Nel presente caso già la irregolarità dei pagamenti - eseguiti per somme variabili, senza completare, alla data del ricorso, e quindi dopo quasi 20 mesi dal rogito, neppure la prima tranche di pagamenti, di complessivi euro 15.000, che avrebbe dovuto essere soddisfatta già, come prevede il contratto, entro il 15/3/2023 - mostra la incapacità del debitore di soddisfare regolarmente i propri impegni economici. Del resto la impossibilità è direttamente ammessa, e deriva da difficoltà economiche, peraltro derivanti, per quanto allegato, dalla mancata apertura della attività, e quindi della mancata percezione di introiti. Premesso che la difficoltà economica non costituisce impossibilità oggettiva (Cass. 9645/2004), la mancata apertura dell’attività, solo fattore da cui, stando alle prospettazioni, la debitrice si riprometteva di trarre le risorse per pagare l’azienda, fu determinata, per quanto allegato, da ragioni contingenti non collocate nel tempo e possibilmente quindi già note anteriormente (lavori pubblici in zona, fenomeni di acqua alta). Complessivamente le giustificazioni della debitrice sono generiche e il tempo trascorso dalla stipula all’ingiunzione (20 mesi) rappresenta comunque un tempo di adeguata attesa da parte del creditore, anche in una prospettiva di buona fede.

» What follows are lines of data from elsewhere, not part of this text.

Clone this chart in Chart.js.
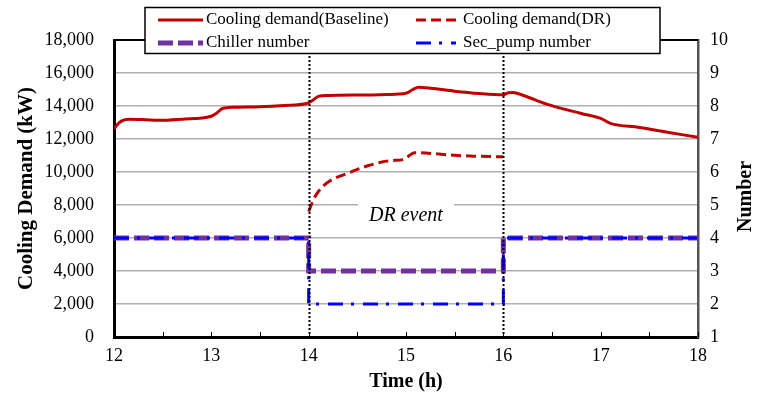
<!DOCTYPE html>
<html>
<head>
<meta charset="utf-8">
<script src="https://cdn.jsdelivr.net/npm/chart.js@4"></script>
<style>
  html, body { margin: 0; padding: 0; background: #fff; }
  #wrap { width: 758px; height: 394px; position: relative; }
</style>
</head>
<body>
<div id="wrap"><canvas id="chart"></canvas></div>
<script>
// baseline cooling demand (kW) against time (h)
const baseTime = [12.0, 12.03, 12.08, 12.16, 12.3, 12.47, 12.7, 13.0, 13.05, 13.12, 13.25, 13.5, 13.75, 13.98,
  14.03, 14.1, 14.2, 14.6, 14.8, 15.0, 15.07, 15.13, 15.25, 15.5, 15.75, 16.0, 16.05, 16.1, 16.2, 16.48,
  16.8, 17.0, 17.1, 17.4, 17.7, 18.0];
const baseLoad = [12600, 12850, 13100, 13200, 13180, 13130, 13200, 13380, 13550, 13860, 13930, 13960, 14030, 14150,
  14300, 14580, 14640, 14670, 14700, 14770, 15000, 15130, 15080, 14900, 14760, 14680, 14800, 14820, 14650, 14050,
  13550, 13250, 12950, 12700, 12400, 12100];

// cooling demand with demand response
const drTime = [14.0, 14.04, 14.08, 14.15, 14.22, 14.39, 14.6, 14.84, 14.97, 15.09, 15.2, 15.45, 15.7, 16.0];
const drLoad = [7600, 8200, 8650, 9150, 9470, 9900, 10360, 10690, 10750, 11170, 11150, 11030, 10960, 10920];

// equipment counts (right axis)
const stepTime = [12, 14, 16, 18];
const chillers = [4, 3, 4, 4];
const pumps = [4, 2, 4, 4];

const eventBounds = [14, 16];
const eventText = "DR event";

const xTicks = [12, 13, 14, 15, 16, 17, 18];

const serif = "'Liberation Serif', 'Times New Roman', serif";
Chart.defaults.font.family = serif;
Chart.defaults.color = "#000";

const pts = (xs, ys) => xs.map((x, i) => ({ x, y: ys[i] }));

const datasets = [
  {
    label: "Cooling demand(Baseline)",
    data: pts(baseTime, baseLoad),
    borderColor: "#c00000",
    borderWidth: 3,
    pointRadius: 0,
    cubicInterpolationMode: "monotone",
    yAxisID: "y",
    order: 2,
  },
  {
    label: "Cooling demand(DR)",
    data: pts(drTime, drLoad),
    borderColor: "#c00000",
    borderWidth: 3,
    borderDash: [10, 5],
    pointRadius: 0,
    cubicInterpolationMode: "monotone",
    yAxisID: "y",
    order: 2,
  },
  {
    label: "Chiller number",
    data: pts(stepTime, chillers),
    borderColor: "#7030a0",
    borderWidth: 5,
    borderDash: [15, 5],
    pointRadius: 0,
    stepped: "before",
    yAxisID: "y1",
    order: 4,
  },
  {
    label: "Sec_pump number",
    data: pts(stepTime, pumps),
    borderColor: "#0000ff",
    borderWidth: 3,
    borderDash: [15, 8, 3, 9],
    pointRadius: 0,
    stepped: "before",
    yAxisID: "y1",
    order: 3,
  },
];

const decorations = {
  id: "decorations",
  beforeDatasetsDraw(chart) {
    const { ctx, chartArea: a, scales } = chart;
    ctx.save();
    // top frame line (mostly hidden by legend)
    ctx.strokeStyle = "#000";
    ctx.lineWidth = 2;
    ctx.beginPath();
    ctx.moveTo(a.left, a.top);
    ctx.lineTo(a.right, a.top);
    ctx.stroke();

    // DR event label with white backing
    const cx = scales.x.getPixelForValue(15);
    const cy = scales.y.getPixelForValue(7350);
    ctx.fillStyle = "#fff";
    ctx.fillRect(cx - 48, cy - 14, 96, 28);
    ctx.fillStyle = "#000";
    ctx.font = "italic 20px " + serif;
    ctx.textAlign = "center";
    ctx.textBaseline = "middle";
    ctx.fillText(eventText, cx, cy);
    ctx.restore();
  },
  afterDatasetsDraw(chart) {
    const { ctx, chartArea: a, scales } = chart;
    ctx.save();
    // event boundaries
    ctx.strokeStyle = "#000";
    ctx.lineWidth = 2;
    ctx.setLineDash([2, 2]);
    eventBounds.forEach((t) => {
      const px = Math.round(scales.x.getPixelForValue(t)) + 0.5;
      ctx.beginPath();
      ctx.moveTo(px, a.top);
      ctx.lineTo(px, a.bottom);
      ctx.stroke();
    });
    ctx.setLineDash([]);

    // inner tick marks on the time axis
    ctx.lineWidth = 1;
    scales.x.ticks.forEach((tk) => {
      const px = Math.round(scales.x.getPixelForValue(tk.value)) + 0.5;
      ctx.beginPath();
      ctx.moveTo(px, a.bottom);
      ctx.lineTo(px, a.bottom - 5);
      ctx.stroke();
    });
    ctx.restore();
  },
  afterDraw(chart) {
    const { ctx, chartArea: a } = chart;
    ctx.save();
    // right axis title, reading upwards
    ctx.font = "bold 20px " + serif;
    ctx.fillStyle = "#000";
    ctx.textAlign = "center";
    ctx.textBaseline = "middle";
    ctx.translate(746, (a.top + a.bottom) / 2 + 8);
    ctx.rotate(-Math.PI / 2);
    ctx.fillText("Number", 0, 0);
    ctx.restore();

    // legend box, two columns
    ctx.save();
    const box = { x: 145, y: 7.5, w: 515, h: 46 };
    ctx.fillStyle = "#fff";
    ctx.fillRect(box.x, box.y, box.w, box.h);
    ctx.strokeStyle = "#000";
    ctx.lineWidth = 1.5;
    ctx.strokeRect(box.x, box.y, box.w, box.h);
    const cols = [{ x: 158, len: 45, tx: 206 }, { x: 416, len: 40, tx: 463 }];
    const rows = [20, 43];
    ctx.font = "17px " + serif;
    ctx.textBaseline = "middle";
    ctx.textAlign = "left";
    chart.data.datasets.forEach((ds, i) => {
      const c = cols[i % 2];
      const y = rows[Math.floor(i / 2)];
      ctx.strokeStyle = ds.borderColor;
      ctx.lineWidth = ds.borderWidth;
      ctx.setLineDash(ds.borderDash || []);
      ctx.beginPath();
      ctx.moveTo(c.x, y);
      ctx.lineTo(c.x + c.len, y);
      ctx.stroke();
      ctx.setLineDash([]);
      ctx.fillStyle = "#000";
      ctx.fillText(ds.label, c.tx, y);
    });
    ctx.restore();
  },
};

new Chart(document.getElementById("chart"), {
  type: "line",
  data: { datasets },
  options: {
    animation: false,
    responsive: true,
    maintainAspectRatio: false,
    layout: { padding: { top: 40, left: 0, right: 0, bottom: 0 } },
    plugins: {
      legend: { display: false },
      tooltip: { enabled: false },
    },
    scales: {
      x: {
        type: "linear",
        min: 12,
        max: 18,
        afterFit: (s) => { s.height = 57; },
        afterBuildTicks: (s) => {
          s.ticks = [];
          for (let v = 12; v <= 18; v += 0.5) s.ticks.push({ value: v });
        },
        ticks: {
          autoSkip: false,
          maxRotation: 0,
          padding: 8,
          font: { size: 18 },
          callback: (v) => (xTicks.includes(v) ? String(v) : ""),
        },
        grid: { drawOnChartArea: false, drawTicks: false },
        border: { color: "#000", width: 3 },
        title: {
          display: true,
          text: "Time (h)",
          font: { size: 20, weight: "bold" },
          padding: { top: 0, bottom: 0 },
        },
      },
      y: {
        position: "left",
        min: 0,
        max: 18000,
        afterFit: (s) => { s.width = 114; },
        ticks: {
          stepSize: 2000,
          padding: 20,
          font: { size: 18 },
          callback: (v) => v.toLocaleString("en-US"),
        },
        grid: { color: "#b0b0b0", lineWidth: 1.5, drawTicks: false },
        border: { color: "#000", width: 3 },
        title: {
          display: true,
          text: "Cooling Demand (kW)",
          font: { size: 21, weight: "bold" },
          padding: { top: 14, bottom: 0 },
        },
      },
      y1: {
        position: "right",
        min: 1,
        max: 10,
        afterFit: (s) => { s.width = 60; },
        ticks: { stepSize: 1, padding: 12, font: { size: 18 } },
        grid: { drawOnChartArea: false, drawTicks: false },
        border: { color: "#555", width: 2.5 },
      },
    },
  },
  plugins: [decorations],
});
</script>
</body>
</html>
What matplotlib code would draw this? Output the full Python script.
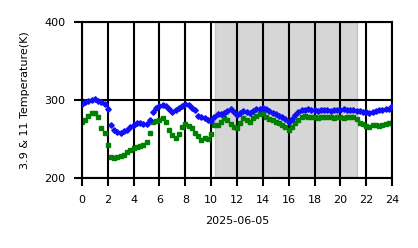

Pertanto, nulla essendo allegato circa successivi pagamenti, residua dovuto l’ammontare di euro 136.000 capitali.
Segue pronuncia, anche quanto alle spese della causa, che si contengono stante la semplicità e la mancata ammissione di prove, e la cessazione di ogni difesa della opponente nella fase decisoria. Tale desistenza di fatto comprova la temerarietà della opposizione, che si sanziona ex art. 96 comma 3 e 4 c.c. come in dispositivo.
P.Q.M.
Definitivamente pronunciando,
1) Conferma il decreto ingiuntivo, che dichiara definitivamente esecutivo;
2) Pone a carico dell’ opponente le spese di lite dell’opposta per euro 9.000,00 in compensi, oltre 15% spese generali, oltre iva e cpa;
3) Condanna l’opponente a versare all’opposta ex art. 96 comma 3 c.p.c. la somma di euro 1.000,00, e a favore della Cassa delle Ammende di una somma di euro 500,00.